If you are wondering how I have been recently the answer is exhausted and ready to get some rest. Two of the past four nights were spent sleeping in my car and I have felt more like an outcast recently than an insider. I'll explain.

Here's the deal. Last 3 months for me. I finished my masters program. Celebrated with family. Road tripped through rural Minnesota then cornfields in Nebraska with a good friend. Flew to Guatemala. Climbed volcanoes and learned Spanish. Flew back to play at a good friend's wedding in Virginia. Got back to Nashville. Slept on friends couches. Housesat a friend's house. Went to Kentucky to be a counselor for an awesome Christian camp for teenagers called Revive. Moved into a halfway house as a house manager. Then I got destroyed by bed bugs. Which brings me to where I am right now.

Life is so awesome. I love it and can't get enough of it. There are so many ups and downs, highs and lows and the way that you deal with the tough things in life really reveals who you are. Life is not about cruising, that's what old people do, they go on cruises. It's about being in the battle, pushing limits, loving people recklessly, and letting go of any sort of ego that could make you think that you are any better or more valuable than an old homeless guy named Rooster who lost both of his hands in the Vietnam war.

So, I moved into the halfway house about two weeks ago. Love the guys there. Each of them are unique, awesome and have a story. A few days in I realized that the super itchy red spots on my arms were not mosquitos but bed bugs. I then moved all my stuff to a different room next to mine, sprayed, washed and cleaned everything with bed bug approved killing supplies. A few days later got a few more bites. Did the same thing with more extreme measures. Then two days later I woke up, did the normal bed bug bite check. Was relieved that I didn't have any bites. Then noticed my left eye felt sore. Looked in the mirror and realized I had 3 bites. Over the next two days my left eye/face got so swollen that a) I could barely open my eye b) everyone asked me if I had gotten in a fightc) I felt ashamed/embarrassed and tried to hide from public. I ended the next two nights at The Cookout. Drinking a milkshake. In the corner. By myself.

It was such an interesting and difficult experience because when I would talk to people their first response after hearing "Bed bugs" was usually 'am I safe being around you?' or 'do you have them on you now?'  AKA How dangerous are you? Which made me feel like a leper or an untouchable.

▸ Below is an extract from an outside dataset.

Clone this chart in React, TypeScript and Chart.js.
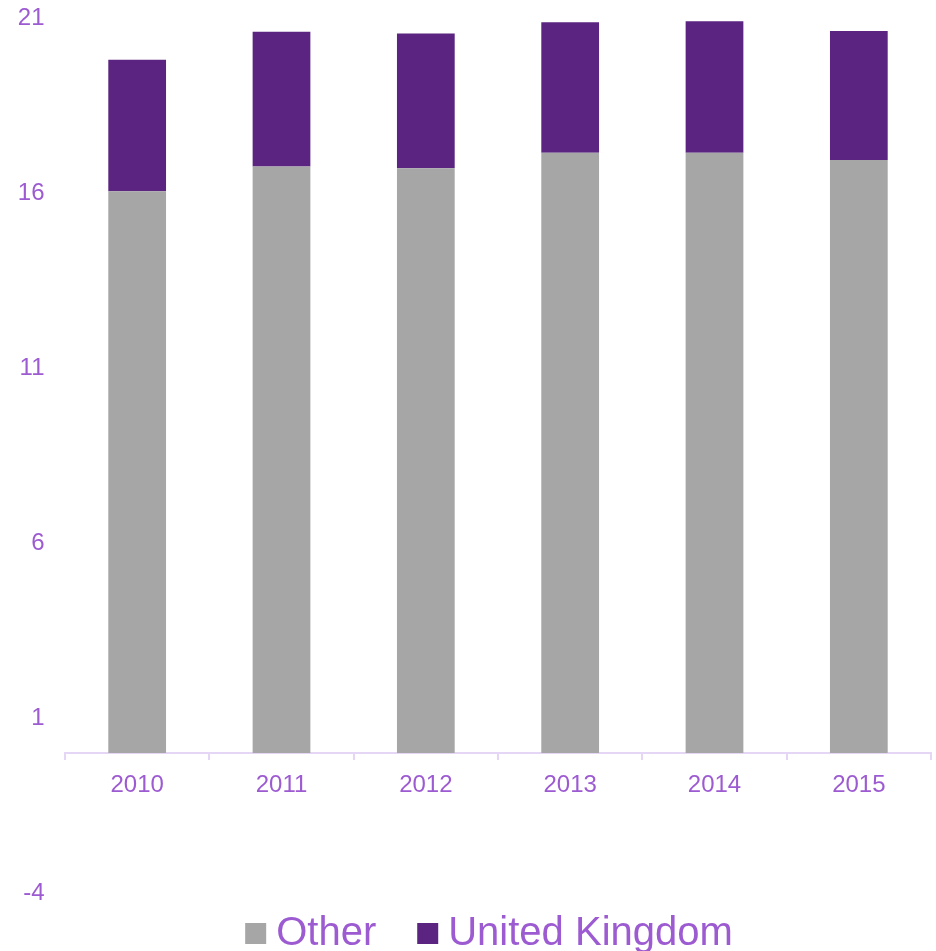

I love how God does things though. Even this small taste of feeling like an outcast was a way for me to understand, if even just a little bit, what it has felt like for some of the guys at the house being rejected by people in society. You see, there's always something deeper going on in the midst of our trials if we really look for it and dig through the frustration or anger we feel in our initial response to them. That's a mouthful of a sentence but read it again because I think there's a lot of truth in it. So often when you're in the middle of the trial you can't see it clearly, what is happening, why it is happening or how it is changing you. But on the other side you can see so much clearer. Like they say hindsight is 20/20. I'd like to think it's 20/10, even clearer than the present.

My face is better now. I'm staying at a different house until the bug situation is completely solved. And I leave for California in 4 days for my first music tour. Life is good. God is good. And I'm so excited about what is to come. Hopefully I can get some rest after I get back from a non-stop 8 days in California. Needless to say I will never ever again be saying "Sleep tight, don't let the bed bugs bite". I am so done with that phrase.